— Requirements —
For the entries below, copy exactly the line that contains "Generate a Python" through the line that contains "from matplotlib.patches import Rectangle", both ends included, and exclude all pictures.

Start Material for the task

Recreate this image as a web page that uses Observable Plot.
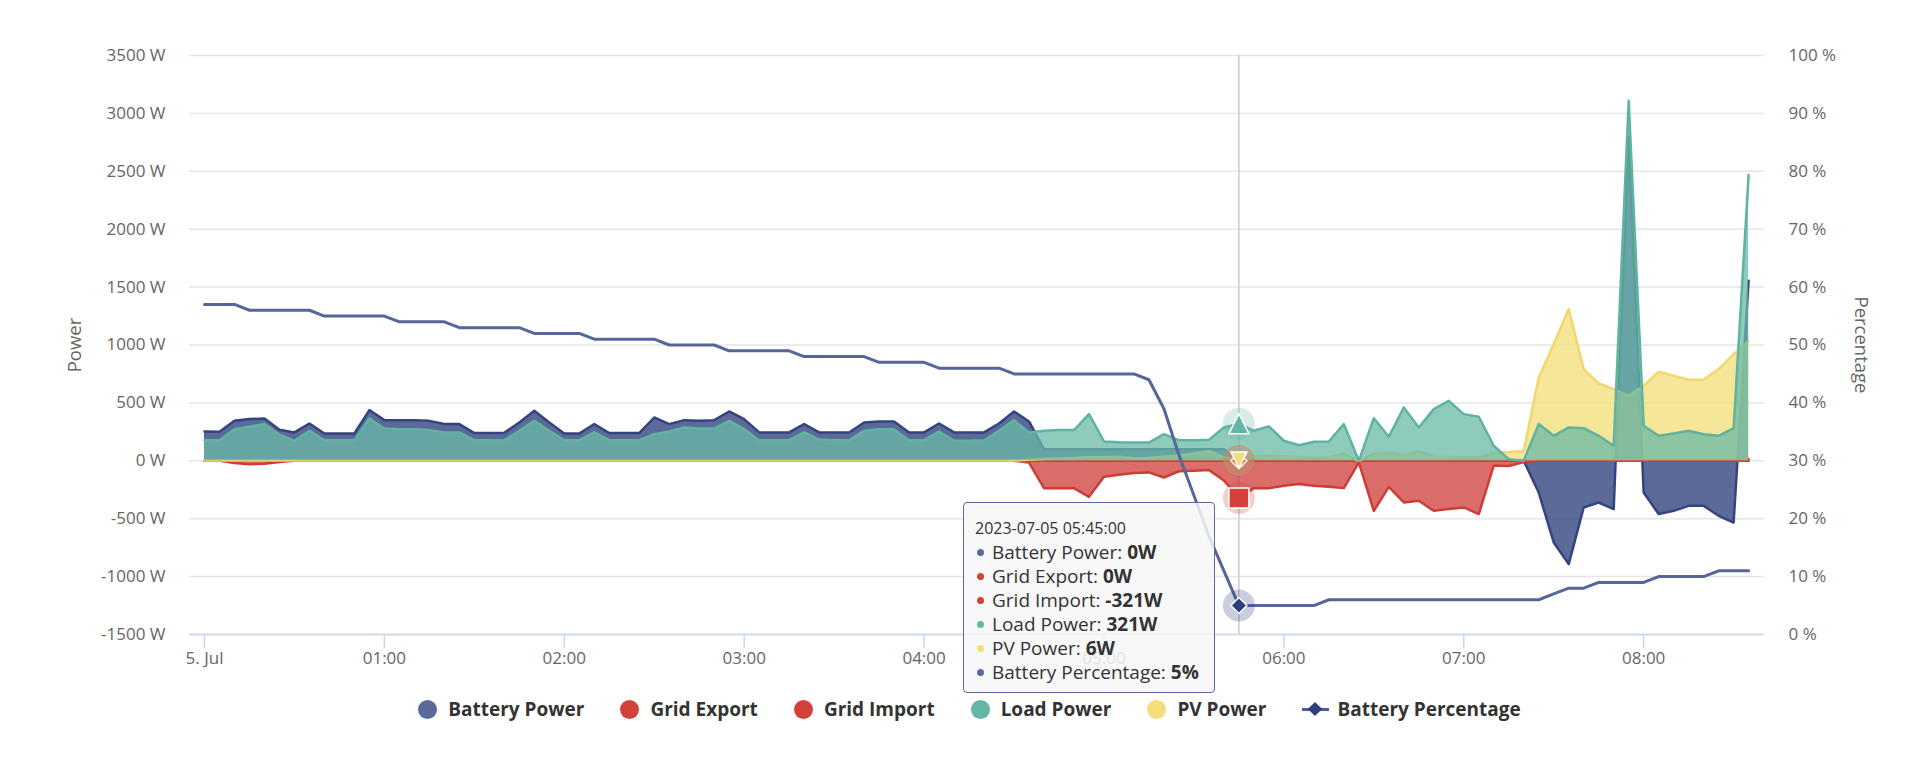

End Material for the task
Start Material for the task

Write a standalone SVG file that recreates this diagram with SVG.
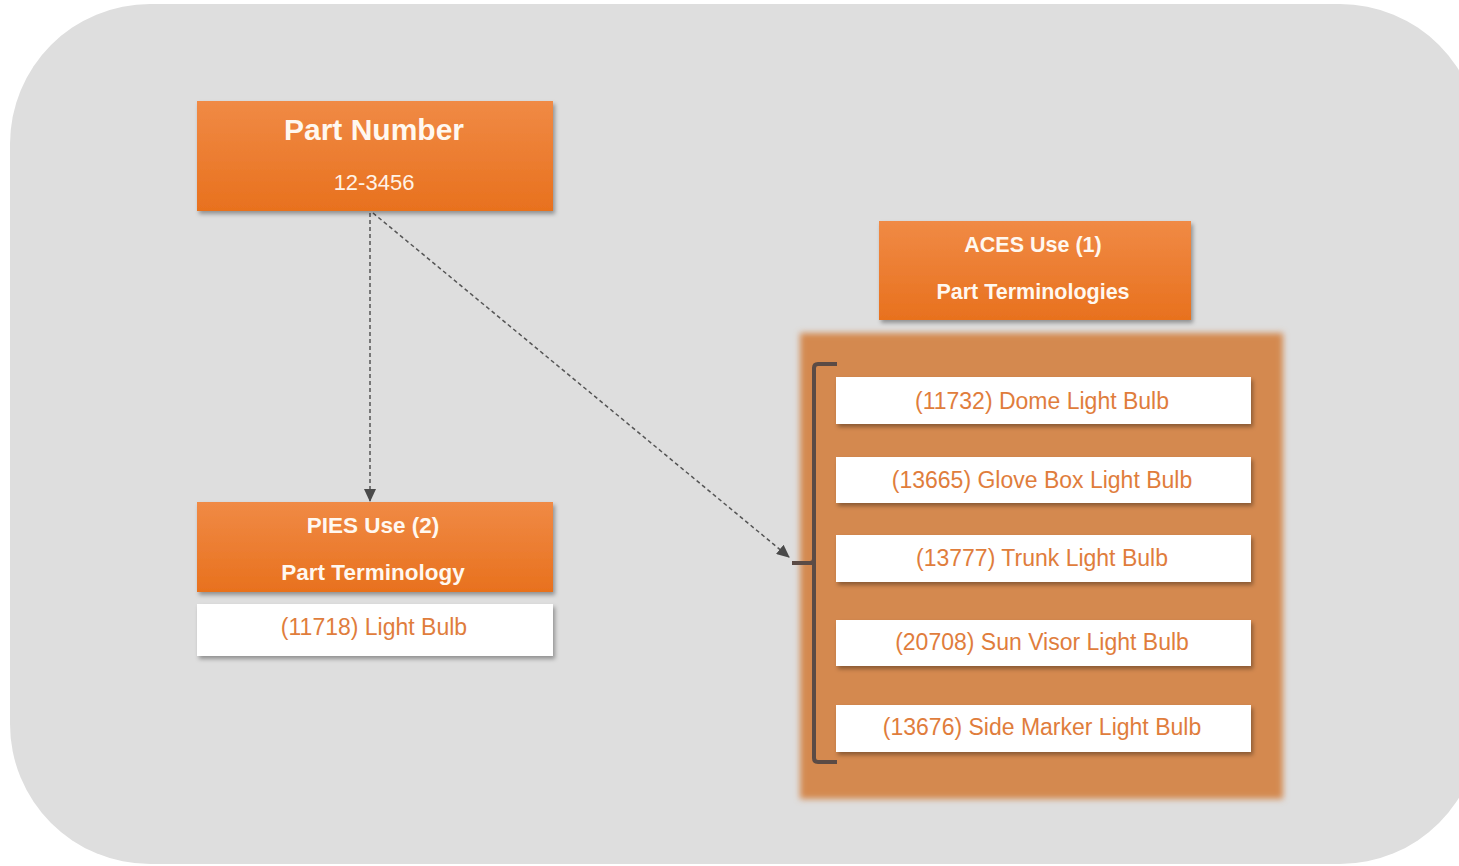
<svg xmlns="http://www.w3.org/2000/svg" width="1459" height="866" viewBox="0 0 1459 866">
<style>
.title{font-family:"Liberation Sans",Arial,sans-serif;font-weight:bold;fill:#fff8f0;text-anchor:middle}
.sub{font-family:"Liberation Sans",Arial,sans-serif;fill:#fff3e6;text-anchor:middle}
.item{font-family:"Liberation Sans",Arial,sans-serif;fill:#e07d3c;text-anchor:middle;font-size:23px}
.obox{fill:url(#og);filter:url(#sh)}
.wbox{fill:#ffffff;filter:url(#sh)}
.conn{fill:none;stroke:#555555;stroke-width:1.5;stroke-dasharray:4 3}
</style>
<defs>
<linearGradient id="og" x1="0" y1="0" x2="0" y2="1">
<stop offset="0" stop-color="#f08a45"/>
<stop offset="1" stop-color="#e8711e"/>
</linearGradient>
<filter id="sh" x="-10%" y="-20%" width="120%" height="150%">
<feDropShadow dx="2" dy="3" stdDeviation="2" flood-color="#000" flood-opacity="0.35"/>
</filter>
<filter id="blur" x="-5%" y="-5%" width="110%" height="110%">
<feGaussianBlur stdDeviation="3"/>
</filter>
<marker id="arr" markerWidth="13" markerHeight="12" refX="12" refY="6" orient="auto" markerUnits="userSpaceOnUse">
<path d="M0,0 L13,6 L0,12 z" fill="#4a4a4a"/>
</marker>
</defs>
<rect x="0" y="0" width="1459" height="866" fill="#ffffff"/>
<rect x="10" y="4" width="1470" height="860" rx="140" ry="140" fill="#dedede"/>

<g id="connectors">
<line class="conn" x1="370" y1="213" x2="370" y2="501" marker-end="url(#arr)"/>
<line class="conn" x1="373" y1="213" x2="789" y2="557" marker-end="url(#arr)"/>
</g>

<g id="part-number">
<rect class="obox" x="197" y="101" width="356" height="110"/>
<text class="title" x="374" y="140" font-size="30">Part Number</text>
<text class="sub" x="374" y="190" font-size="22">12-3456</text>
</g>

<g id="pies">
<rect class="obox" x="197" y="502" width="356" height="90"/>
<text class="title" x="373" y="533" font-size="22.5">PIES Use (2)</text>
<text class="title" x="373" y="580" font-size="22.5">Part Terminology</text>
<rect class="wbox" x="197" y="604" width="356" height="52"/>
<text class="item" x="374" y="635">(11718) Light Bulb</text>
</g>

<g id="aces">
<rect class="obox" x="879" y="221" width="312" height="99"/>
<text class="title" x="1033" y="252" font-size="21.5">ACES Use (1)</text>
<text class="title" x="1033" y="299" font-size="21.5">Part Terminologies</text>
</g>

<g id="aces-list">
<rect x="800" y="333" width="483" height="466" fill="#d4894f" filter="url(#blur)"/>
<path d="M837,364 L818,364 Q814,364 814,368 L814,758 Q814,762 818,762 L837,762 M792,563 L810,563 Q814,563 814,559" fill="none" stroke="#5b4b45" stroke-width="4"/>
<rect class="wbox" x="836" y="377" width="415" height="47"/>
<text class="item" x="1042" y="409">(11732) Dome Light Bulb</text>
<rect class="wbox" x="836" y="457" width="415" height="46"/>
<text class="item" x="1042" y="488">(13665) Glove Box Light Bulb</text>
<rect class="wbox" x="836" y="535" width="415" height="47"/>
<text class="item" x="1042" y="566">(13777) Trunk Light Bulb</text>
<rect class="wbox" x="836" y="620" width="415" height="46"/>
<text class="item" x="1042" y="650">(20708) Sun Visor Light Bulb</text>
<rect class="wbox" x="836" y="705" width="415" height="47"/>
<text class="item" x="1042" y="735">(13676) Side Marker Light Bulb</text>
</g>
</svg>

End Material for the task
Start Material for the task

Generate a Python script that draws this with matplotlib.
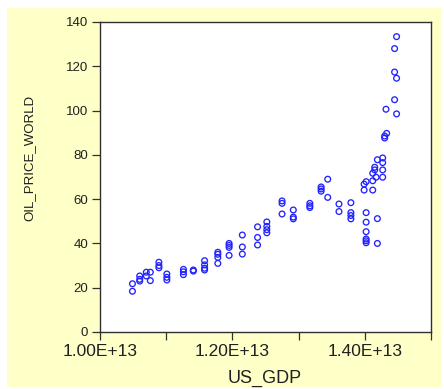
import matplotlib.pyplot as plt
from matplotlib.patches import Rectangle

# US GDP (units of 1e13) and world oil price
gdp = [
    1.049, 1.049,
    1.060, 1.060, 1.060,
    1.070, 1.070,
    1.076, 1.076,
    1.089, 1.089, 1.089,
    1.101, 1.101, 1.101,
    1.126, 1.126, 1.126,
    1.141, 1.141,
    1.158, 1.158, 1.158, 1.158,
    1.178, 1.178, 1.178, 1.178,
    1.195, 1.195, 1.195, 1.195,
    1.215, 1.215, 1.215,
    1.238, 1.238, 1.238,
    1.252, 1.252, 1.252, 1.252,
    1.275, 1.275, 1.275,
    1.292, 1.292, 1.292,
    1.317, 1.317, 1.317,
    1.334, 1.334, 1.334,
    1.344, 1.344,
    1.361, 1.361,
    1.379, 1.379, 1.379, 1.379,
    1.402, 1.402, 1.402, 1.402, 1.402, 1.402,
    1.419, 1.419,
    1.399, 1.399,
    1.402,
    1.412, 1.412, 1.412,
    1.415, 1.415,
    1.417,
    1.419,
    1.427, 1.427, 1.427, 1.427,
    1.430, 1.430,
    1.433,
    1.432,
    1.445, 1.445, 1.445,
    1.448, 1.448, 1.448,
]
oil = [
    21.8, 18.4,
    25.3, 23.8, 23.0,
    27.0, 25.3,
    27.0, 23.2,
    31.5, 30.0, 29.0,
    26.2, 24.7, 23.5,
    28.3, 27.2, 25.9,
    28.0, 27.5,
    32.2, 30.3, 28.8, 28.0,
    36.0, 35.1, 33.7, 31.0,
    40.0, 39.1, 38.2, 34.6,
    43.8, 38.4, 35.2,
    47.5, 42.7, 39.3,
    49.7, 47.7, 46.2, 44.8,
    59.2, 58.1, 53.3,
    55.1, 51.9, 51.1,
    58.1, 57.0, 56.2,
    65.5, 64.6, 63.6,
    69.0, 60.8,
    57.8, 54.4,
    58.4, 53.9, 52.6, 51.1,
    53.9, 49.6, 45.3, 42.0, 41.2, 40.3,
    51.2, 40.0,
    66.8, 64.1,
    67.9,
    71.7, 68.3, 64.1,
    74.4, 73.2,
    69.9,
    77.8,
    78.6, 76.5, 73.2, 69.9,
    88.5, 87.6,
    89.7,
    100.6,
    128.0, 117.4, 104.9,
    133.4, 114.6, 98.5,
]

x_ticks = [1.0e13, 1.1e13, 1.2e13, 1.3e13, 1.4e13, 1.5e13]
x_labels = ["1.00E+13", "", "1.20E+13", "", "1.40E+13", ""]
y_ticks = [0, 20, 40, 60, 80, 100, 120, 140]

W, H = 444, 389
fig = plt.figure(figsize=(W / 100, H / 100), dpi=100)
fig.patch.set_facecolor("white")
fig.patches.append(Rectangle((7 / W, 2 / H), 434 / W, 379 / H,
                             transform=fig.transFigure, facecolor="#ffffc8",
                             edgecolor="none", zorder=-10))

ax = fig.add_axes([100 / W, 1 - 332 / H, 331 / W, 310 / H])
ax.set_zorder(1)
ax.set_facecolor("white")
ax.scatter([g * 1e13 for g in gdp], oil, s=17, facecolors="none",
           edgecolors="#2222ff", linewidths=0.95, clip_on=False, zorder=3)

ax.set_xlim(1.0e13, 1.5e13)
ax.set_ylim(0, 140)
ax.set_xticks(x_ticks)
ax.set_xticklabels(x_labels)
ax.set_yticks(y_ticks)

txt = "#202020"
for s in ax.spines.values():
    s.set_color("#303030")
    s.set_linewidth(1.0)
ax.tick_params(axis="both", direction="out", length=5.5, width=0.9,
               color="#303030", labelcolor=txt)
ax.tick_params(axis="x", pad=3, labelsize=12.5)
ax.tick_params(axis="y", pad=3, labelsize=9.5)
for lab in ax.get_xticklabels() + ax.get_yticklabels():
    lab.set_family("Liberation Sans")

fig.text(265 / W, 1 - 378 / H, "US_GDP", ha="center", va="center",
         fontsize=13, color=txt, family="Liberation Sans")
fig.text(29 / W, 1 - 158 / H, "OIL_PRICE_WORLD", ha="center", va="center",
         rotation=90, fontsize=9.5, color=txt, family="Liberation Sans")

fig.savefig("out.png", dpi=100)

End Material for the task

— Result of the task —
Generate a Python script that draws this with matplotlib.
import matplotlib.pyplot as plt
from matplotlib.patches import Rectangle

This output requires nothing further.